Required work
Copy the data precisely, keeping every character.

=== Collected material ===

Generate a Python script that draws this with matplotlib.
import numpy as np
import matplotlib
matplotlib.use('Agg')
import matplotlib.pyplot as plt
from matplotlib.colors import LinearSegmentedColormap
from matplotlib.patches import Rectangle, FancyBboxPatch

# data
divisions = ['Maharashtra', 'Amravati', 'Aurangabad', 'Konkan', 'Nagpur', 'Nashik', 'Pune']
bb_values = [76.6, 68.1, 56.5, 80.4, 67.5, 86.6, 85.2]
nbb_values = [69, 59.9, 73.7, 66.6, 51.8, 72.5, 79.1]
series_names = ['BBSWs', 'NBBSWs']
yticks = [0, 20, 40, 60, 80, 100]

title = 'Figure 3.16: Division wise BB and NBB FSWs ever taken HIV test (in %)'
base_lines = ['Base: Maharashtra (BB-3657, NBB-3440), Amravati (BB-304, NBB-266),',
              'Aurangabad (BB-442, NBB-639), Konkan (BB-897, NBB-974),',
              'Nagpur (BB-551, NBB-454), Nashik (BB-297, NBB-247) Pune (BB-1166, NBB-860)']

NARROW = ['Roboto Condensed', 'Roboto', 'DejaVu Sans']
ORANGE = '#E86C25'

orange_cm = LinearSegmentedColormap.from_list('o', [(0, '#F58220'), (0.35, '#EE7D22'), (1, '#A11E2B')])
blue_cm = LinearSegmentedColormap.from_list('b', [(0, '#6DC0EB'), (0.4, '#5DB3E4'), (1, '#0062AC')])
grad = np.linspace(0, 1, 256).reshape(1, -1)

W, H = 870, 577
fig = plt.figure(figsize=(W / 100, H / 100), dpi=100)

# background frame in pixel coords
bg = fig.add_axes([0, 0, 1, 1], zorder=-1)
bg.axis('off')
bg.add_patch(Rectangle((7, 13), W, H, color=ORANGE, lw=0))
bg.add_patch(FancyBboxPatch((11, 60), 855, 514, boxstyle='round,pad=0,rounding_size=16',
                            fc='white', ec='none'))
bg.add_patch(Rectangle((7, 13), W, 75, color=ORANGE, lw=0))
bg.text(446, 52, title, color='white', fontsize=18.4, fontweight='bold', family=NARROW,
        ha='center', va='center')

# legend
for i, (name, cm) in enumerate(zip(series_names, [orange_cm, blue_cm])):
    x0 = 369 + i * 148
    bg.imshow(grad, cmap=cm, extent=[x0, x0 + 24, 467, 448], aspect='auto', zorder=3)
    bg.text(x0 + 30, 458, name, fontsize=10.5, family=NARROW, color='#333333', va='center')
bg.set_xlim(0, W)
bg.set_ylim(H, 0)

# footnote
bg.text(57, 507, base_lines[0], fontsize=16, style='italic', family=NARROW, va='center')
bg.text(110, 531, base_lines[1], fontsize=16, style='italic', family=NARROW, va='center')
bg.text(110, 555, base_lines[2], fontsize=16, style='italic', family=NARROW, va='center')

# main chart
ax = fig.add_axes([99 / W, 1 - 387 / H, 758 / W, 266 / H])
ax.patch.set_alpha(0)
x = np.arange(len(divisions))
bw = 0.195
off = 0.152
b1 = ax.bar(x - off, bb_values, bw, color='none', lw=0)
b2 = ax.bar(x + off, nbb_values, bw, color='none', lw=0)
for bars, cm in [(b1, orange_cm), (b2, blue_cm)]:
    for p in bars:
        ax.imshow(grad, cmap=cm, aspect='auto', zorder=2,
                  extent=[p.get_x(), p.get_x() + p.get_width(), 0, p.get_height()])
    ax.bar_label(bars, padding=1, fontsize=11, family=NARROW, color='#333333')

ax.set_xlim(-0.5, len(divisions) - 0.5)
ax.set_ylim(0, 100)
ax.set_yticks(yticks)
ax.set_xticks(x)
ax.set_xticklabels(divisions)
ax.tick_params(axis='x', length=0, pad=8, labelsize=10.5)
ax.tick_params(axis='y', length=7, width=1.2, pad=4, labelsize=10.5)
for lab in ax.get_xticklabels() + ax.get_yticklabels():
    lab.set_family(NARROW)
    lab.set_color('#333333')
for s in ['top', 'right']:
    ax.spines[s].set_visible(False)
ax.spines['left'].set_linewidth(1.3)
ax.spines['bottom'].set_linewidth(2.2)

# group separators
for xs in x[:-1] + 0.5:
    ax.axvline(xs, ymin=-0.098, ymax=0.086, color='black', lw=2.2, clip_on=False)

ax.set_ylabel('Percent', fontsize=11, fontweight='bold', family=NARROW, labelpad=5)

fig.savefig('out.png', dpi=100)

===

Response to this task
Generate a Python script that draws this with matplotlib.
import numpy as np
import matplotlib
matplotlib.use('Agg')
import matplotlib.pyplot as plt
from matplotlib.colors import LinearSegmentedColormap
from matplotlib.patches import Rectangle, FancyBboxPatch

# data
divisions = ['Maharashtra', 'Amravati', 'Aurangabad', 'Konkan', 'Nagpur', 'Nashik', 'Pune']
bb_values = [76.6, 68.1, 56.5, 80.4, 67.5, 86.6, 85.2]
nbb_values = [69, 59.9, 73.7, 66.6, 51.8, 72.5, 79.1]
series_names = ['BBSWs', 'NBBSWs']
yticks = [0, 20, 40, 60, 80, 100]

title = 'Figure 3.16: Division wise BB and NBB FSWs ever taken HIV test (in %)'
base_lines = ['Base: Maharashtra (BB-3657, NBB-3440), Amravati (BB-304, NBB-266),',
              'Aurangabad (BB-442, NBB-639), Konkan (BB-897, NBB-974),',
              'Nagpur (BB-551, NBB-454), Nashik (BB-297, NBB-247) Pune (BB-1166, NBB-860)']

NARROW = ['Roboto Condensed', 'Roboto', 'DejaVu Sans']
ORANGE = '#E86C25'

orange_cm = LinearSegmentedColormap.from_list('o', [(0, '#F58220'), (0.35, '#EE7D22'), (1, '#A11E2B')])
blue_cm = LinearSegmentedColormap.from_list('b', [(0, '#6DC0EB'), (0.4, '#5DB3E4'), (1, '#0062AC')])
grad = np.linspace(0, 1, 256).reshape(1, -1)

W, H = 870, 577
fig = plt.figure(figsize=(W / 100, H / 100), dpi=100)

# background frame in pixel coords
bg = fig.add_axes([0, 0, 1, 1], zorder=-1)
bg.axis('off')
bg.add_patch(Rectangle((7, 13), W, H, color=ORANGE, lw=0))
bg.add_patch(FancyBboxPatch((11, 60), 855, 514, boxstyle='round,pad=0,rounding_size=16',
                            fc='white', ec='none'))
bg.add_patch(Rectangle((7, 13), W, 75, color=ORANGE, lw=0))
bg.text(446, 52, title, color='white', fontsize=18.4, fontweight='bold', family=NARROW,
        ha='center', va='center')

# legend
for i, (name, cm) in enumerate(zip(series_names, [orange_cm, blue_cm])):
    x0 = 369 + i * 148
    bg.imshow(grad, cmap=cm, extent=[x0, x0 + 24, 467, 448], aspect='auto', zorder=3)
    bg.text(x0 + 30, 458, name, fontsize=10.5, family=NARROW, color='#333333', va='center')
bg.set_xlim(0, W)
bg.set_ylim(H, 0)

# footnote
bg.text(57, 507, base_lines[0], fontsize=16, style='italic', family=NARROW, va='center')
bg.text(110, 531, base_lines[1], fontsize=16, style='italic', family=NARROW, va='center')
bg.text(110, 555, base_lines[2], fontsize=16, style='italic', family=NARROW, va='center')

# main chart
ax = fig.add_axes([99 / W, 1 - 387 / H, 758 / W, 266 / H])
ax.patch.set_alpha(0)
x = np.arange(len(divisions))
bw = 0.195
off = 0.152
b1 = ax.bar(x - off, bb_values, bw, color='none', lw=0)
b2 = ax.bar(x + off, nbb_values, bw, color='none', lw=0)
for bars, cm in [(b1, orange_cm), (b2, blue_cm)]:
    for p in bars:
        ax.imshow(grad, cmap=cm, aspect='auto', zorder=2,
                  extent=[p.get_x(), p.get_x() + p.get_width(), 0, p.get_height()])
    ax.bar_label(bars, padding=1, fontsize=11, family=NARROW, color='#333333')

ax.set_xlim(-0.5, len(divisions) - 0.5)
ax.set_ylim(0, 100)
ax.set_yticks(yticks)
ax.set_xticks(x)
ax.set_xticklabels(divisions)
ax.tick_params(axis='x', length=0, pad=8, labelsize=10.5)
ax.tick_params(axis='y', length=7, width=1.2, pad=4, labelsize=10.5)
for lab in ax.get_xticklabels() + ax.get_yticklabels():
    lab.set_family(NARROW)
    lab.set_color('#333333')
for s in ['top', 'right']:
    ax.spines[s].set_visible(False)
ax.spines['left'].set_linewidth(1.3)
ax.spines['bottom'].set_linewidth(2.2)

# group separators
for xs in x[:-1] + 0.5:
    ax.axvline(xs, ymin=-0.098, ymax=0.086, color='black', lw=2.2, clip_on=False)

ax.set_ylabel('Percent', fontsize=11, fontweight='bold', family=NARROW, labelpad=5)

fig.savefig('out.png', dpi=100)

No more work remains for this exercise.